Aside from the casinos, Macau has a very European feel to the city with narrow cobblestone street and old churches etc. – which is a strange feeling when the city is full of Chinese people. I found that English was used a lot less than expected. Luckily I travelled with a Cantonese speaking friend, but otherwise things would have been more difficult. Most shops have signs in Chinese only.
On the plus side Macau is very easy to get around and for free too! The place is so small that you can walk to most parts yourself, but when you can’t, there is usually a free shuttle bus offered by a casino which will take you to the right general direction. As a result, paying for transport is almost unnecessary.
The airport in Macau is also quite cool and worthy of noting. The runway is quite literally a narrow strip of land in the middle of the sea, with the planes able to drive onto the runway from the airport on small causeways.

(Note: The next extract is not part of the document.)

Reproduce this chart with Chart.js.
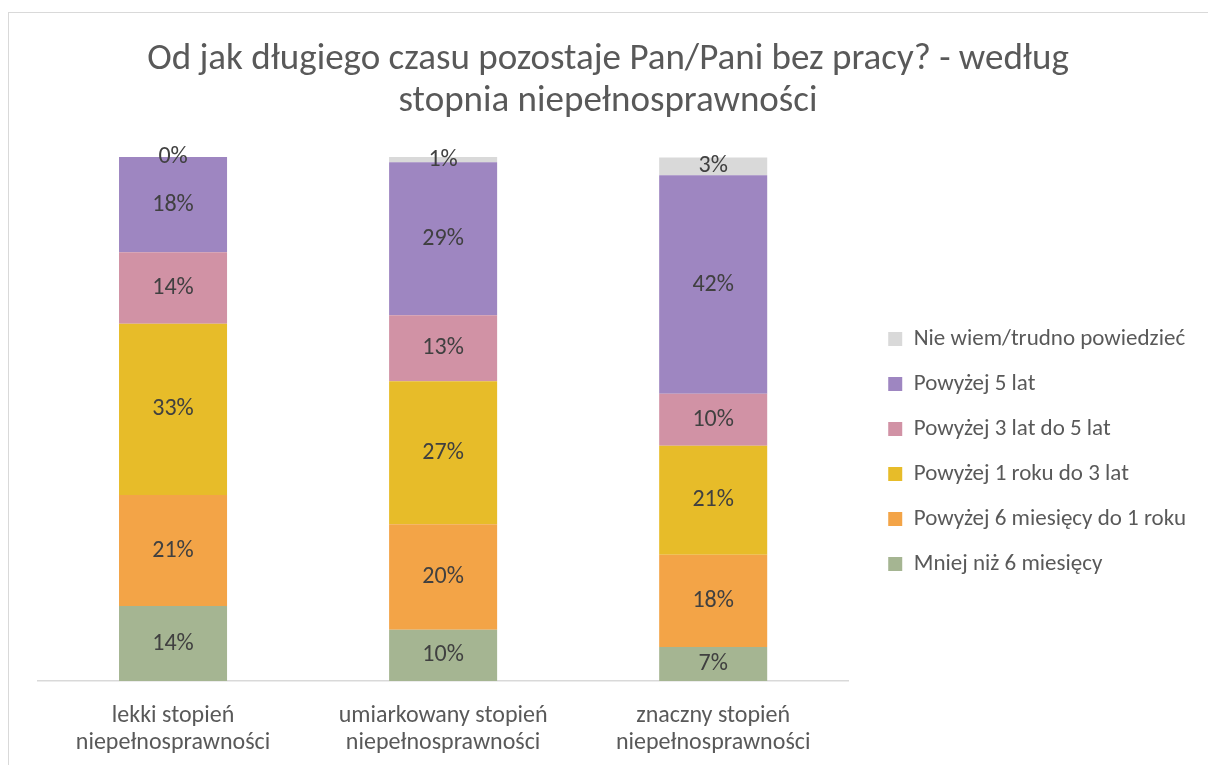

The plus side to this is that take offs and landings are more exciting, the downside is that the taxying from the airport takes ages as the plane has to drive the entire length of the runway each time
At Gunung Gading I was finally able to shower under a waterfall. That was one awesome feeling. In fact, at water fall number seven at the park, there’s even a rock located right under the waterfall which is in a perfect spot for you to sit on and relax for a while. When you’re sitting under a waterfall it’s a little difficult to breathe, and almost impossible to keep your eyes open, but it’s is incomparably refreshing. The river is made of really clear, really cold water which rushes over you. Unfortunately we had to leave after a while because we felt the water level was rising and thought we might get stuck.
The national park is quite a good one, not too far away from Kuching. We caught a bus with a group of students from uni to head there for a weekend barbeque. The tracks are pretty good and well marked. It was raining the day that we went so the rocks and tree roots were very slippery, but luckily, now that I’ve had a few jungle walks under my belt I was able to handle the conditions fairly well.

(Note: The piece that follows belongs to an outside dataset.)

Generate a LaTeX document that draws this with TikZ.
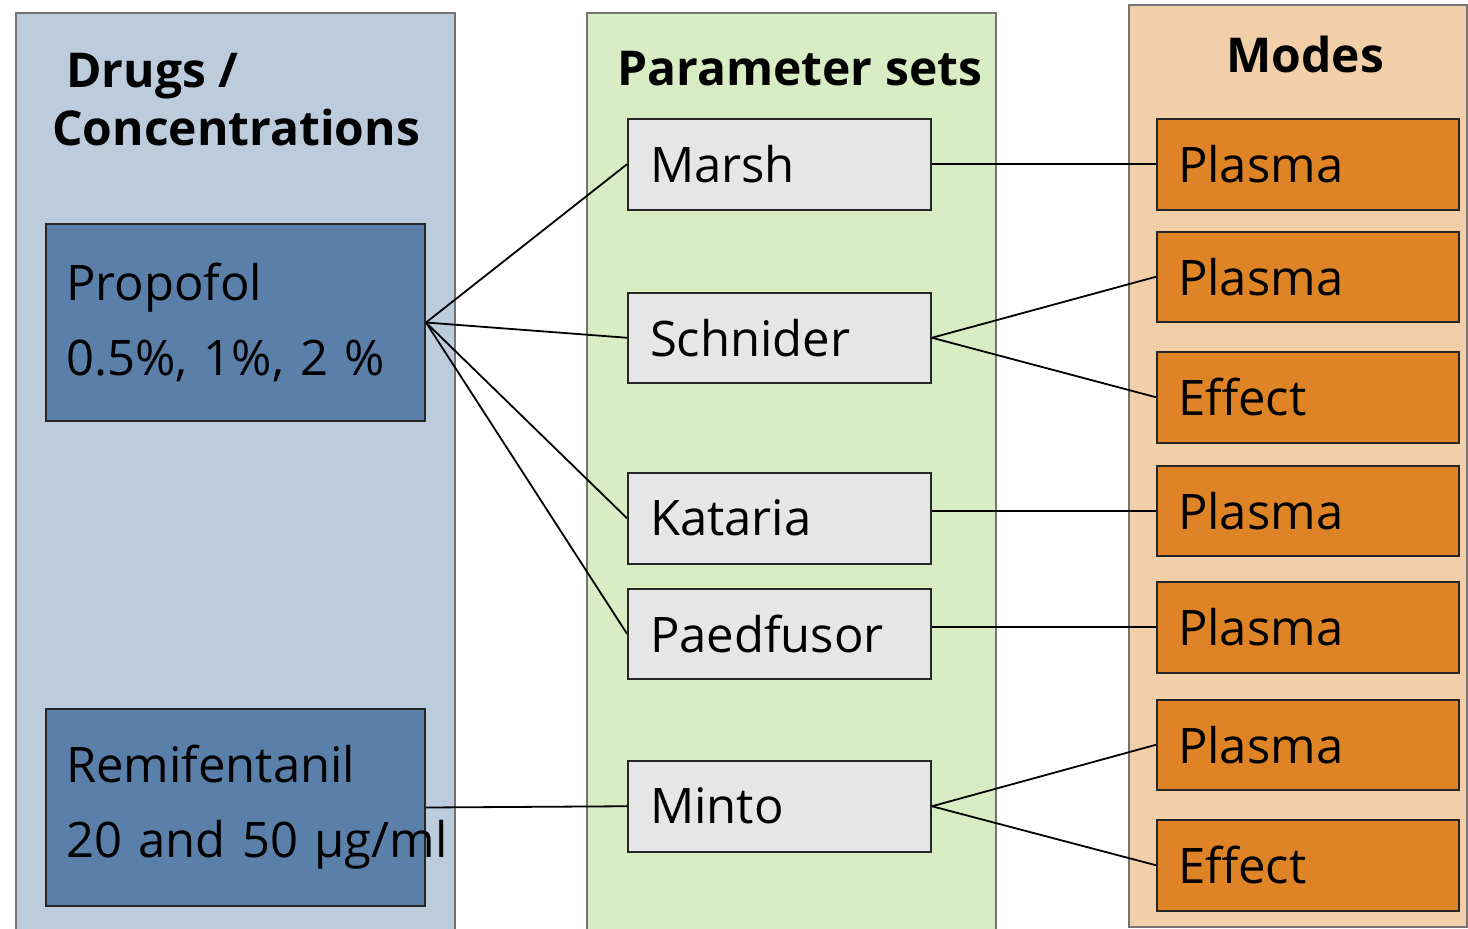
\documentclass[tikz,border=0pt]{standalone}
\usepackage{fontspec}
\setmainfont{Open Sans}
\usetikzlibrary{positioning}
\definecolor{drugbg}{HTML}{BCCCDD}
\definecolor{drugfill}{HTML}{5A7FA9}
\definecolor{parambg}{HTML}{D8EDC3}
\definecolor{paramfill}{HTML}{E6E6E6}
\definecolor{modebg}{HTML}{F2CFA8}
\definecolor{modefill}{HTML}{DF8426}
\begin{document}
\begin{tikzpicture}[x=1pt, y=-1pt, node distance=20pt, semithick]
  \tikzstyle{panel} = [draw=black!55, line width=1.5pt];
  \tikzstyle{heading} = [anchor=base west, inner sep=0pt, align=left, font={\fontsize{48}{58}\selectfont\bfseries}];
  \tikzstyle{box} = [draw=black!85, line width=2pt, anchor=north west, align=left, inner ysep=0pt, font={\fontsize{49}{75}\selectfont}];
  \tikzstyle{drug} = [box, fill=drugfill, minimum width=379pt, minimum height=197pt, text width=339pt, inner xsep=20pt];
  \tikzstyle{param} = [box, fill=paramfill, minimum width=303pt, minimum height=90.5pt, text width=259pt, inner xsep=22pt];
  \tikzstyle{mode} = [box, fill=modefill, minimum width=302pt, minimum height=90.5pt, text width=260pt, inner xsep=21pt];
  \tikzstyle{conn} = [black, line width=1.8pt];

  \clip (0,0) rectangle (1468,929);

  % column backgrounds
  \fill[drugbg] (16,13) rectangle (455,940);
  \draw[panel] (16,940) -- (16,13) -- (455,13) -- (455,940);
  \fill[parambg] (587,13) rectangle (996,940);
  \draw[panel] (587,940) -- (587,13) -- (996,13) -- (996,940);
  \draw[panel, fill=modebg] (1129,5) rectangle (1467,927);

  \node[heading] (drughead) at (52,145) {\hspace{14pt}Drugs /\\[0pt]Concentrations};
  \node[heading] (paramhead) at (617,85) {Parameter sets};
  \node[heading] (modehead) at (1226,72) {Modes};

  % drugs
  \node[drug] (propofol) at (45,223) {Propofol\\0.5\%, 1\%, 2 \%};
  \node[drug] (remi) at (45,708) {Remifentanil\\\makebox[0pt][l]{20 and 50 µg/ml}};

  % parameter sets
  \node[param] (marsh) at (627,118) {Marsh};
  \node[param, below=81pt of marsh] (schnider) {Schnider};
  \node[param, below=88pt of schnider] (kataria) {Kataria};
  \node[param, below=23pt of kataria] (paedfusor) {Paedfusor};
  \node[param, below=80pt of paedfusor] (minto) {Minto};

  % modes
  \node[mode] (plasmaA) at (1156,118) {Plasma};
  \node[mode, below=20pt of plasmaA] (plasmaB) {Plasma};
  \node[mode, below=28pt of plasmaB] (effectB) {Effect};
  \node[mode, below=21pt of effectB] (plasmaC) {Plasma};
  \node[mode, below=24pt of plasmaC] (plasmaD) {Plasma};
  \node[mode, below=25pt of plasmaD] (plasmaE) {Plasma};
  \node[mode, below=28pt of plasmaE] (effectE) {Effect};

  \path[conn]
  (propofol.east) edge (marsh.west)
  edge (schnider.west)
  edge (kataria.west)
  edge (paedfusor.west)
  (remi.east) edge (minto.west)
  (marsh.east) edge (plasmaA.west)
  (schnider.east) edge (plasmaB.west)
  edge (effectB.west)
  (kataria.east |- plasmaC.west) edge (plasmaC.west)
  (paedfusor.east |- plasmaD.west) edge (plasmaD.west)
  (minto.east) edge (plasmaE.west)
  edge (effectE.west);
\end{tikzpicture}
\end{document}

Unfortunately we didn’t get a sighting of a rafflesia flower (biggest flower in the world which is supposed to smell like rotting human flesh), but the day was good regardless.

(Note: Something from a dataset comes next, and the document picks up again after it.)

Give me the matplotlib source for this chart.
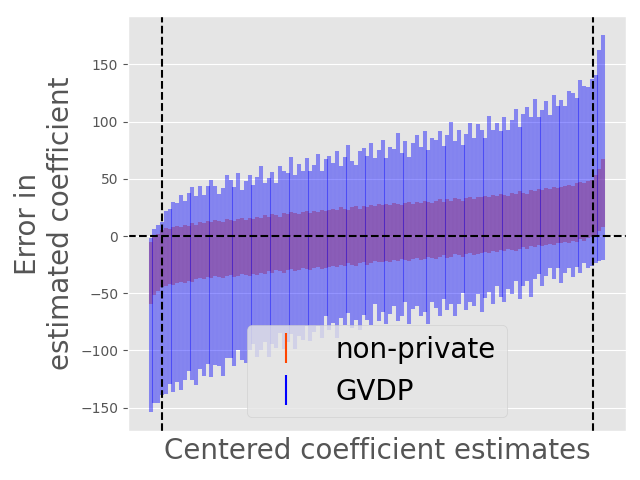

“Not the trip I expected it to be” is probably the best way of summing up my Pontianak experience. Pontianak is a bustling city which lies smack bang on the equator (marked by the equator monument) somewhere in West Kalimantan on the island of Borneo.
I never really intended on visiting Indonesia, but when the opportunity came up, I decided I may as well go. Not really looking forward to it, or expecting much, I was definitely impressed by the city.
I stayed at the house of a friend I was travelling with. This was an experience in itself. The householders spoke very minimal English (slightly more than my attempts at Indonesian though), so most communication was done non-verbally. The household consisted on Tante (indonesion for aunty), her two daughters and a daughter’s husband and son. The son was toddler who developed a liking for us and would always play with us, constantly talking to us in Indonesian, not seeming to mind that we didn’t understand a word he said.
In Pontianak I got my first massage. It wasn’t as good as I had thought, sometimes being quite painful, but not bad overall. I guy came to the house and it lasted about an hour in total. Once again half the fun was trying to talk to the guy who spoke very little English. Also on the beauty theme, I got my first shave from the barber using a straight razor. The best part of both was the price. The massage cost about $5AUD and the shave was about 25 cents – amazing.
Most things in Pontianak are amazingly cheap. The problem is keeping track of your money. Because the exchange rate with Indonesia is so bad I had trouble the entire time figuring out exactly how much the money I had was worth. Also, doing maths with hundreds of thousands of rupiah, while mentally trying to convert everything into Australian Dollars and Malaysian Ringitt (which I have become so used to) is confusing to say the least.
Probably the thing that I spent most money on was food. I was able to try frog for the first time. Apparently there is only one vendor in the city, and our trusty friends were able to take us there. I had deep-fried sweet and sour frogs with rice and a soup which tasted pretty good. Funnily enough, it tasted like chicken (although it was annoying to eat because the bone to meat ratio is so high). I also had a version of one of my favourite Malaysian dishes, Kolo Mee, with the pieces of pork replaced with crab meat. I have to say that the Pontianak version was better. Durian flavoured ice cream was also a winner.
It was refreshing to see the Pontianak city after spending so much time in Malaysia. It’s not really a tourist town with very few tourist attractions. There is the equator monument and a mall (which we spent a surprising large amount of time in) – but that’s about it. People in Indonesia seem active, and will do things even if there is no air-conditioning (unlike Malaysia). The driving is mad. The craziest I have ever seen. The roads are clogged with scooters, driving past in random directions at various speeds. Road rules are non-existent, as are lane markings. But somehow it all seems to work. It all adds up to make Pontianak a really interesting place.
Getting to and from Pontianak was half the fun. We caught a bus from Kuching to Pontianak. The bus ride takes ten hours in total. Crossing the border was a challenge. We were able to buy a visa for 10USD (I found it really strange we had to pay in USD) but when trying to pass through immigration it seemed that the guy had never seen a foreign passport before and didn’t know what to do with it. After much stuffing around he finally figured it out… but just as he was processing my visa the power went out. Apparently this is a usual occurrence. After waiting a total of about 45mins the power was back on and we made it through. The people on the bus didn’t look too happy that we held them up- probably not the best way to make new friends. But friends we did make somehow. The lady sitting next to us invited us to her place for “roast chicken and cheese” but unfortunately we had to decline.
The border crossing on the way back was also tough to get through. We were at the border before 5am (waiting for it to open)… but unfortunately it seems the rest of Indonesia had the same idea. So after about 2hrs of waiting in line we made it back to Malaysia.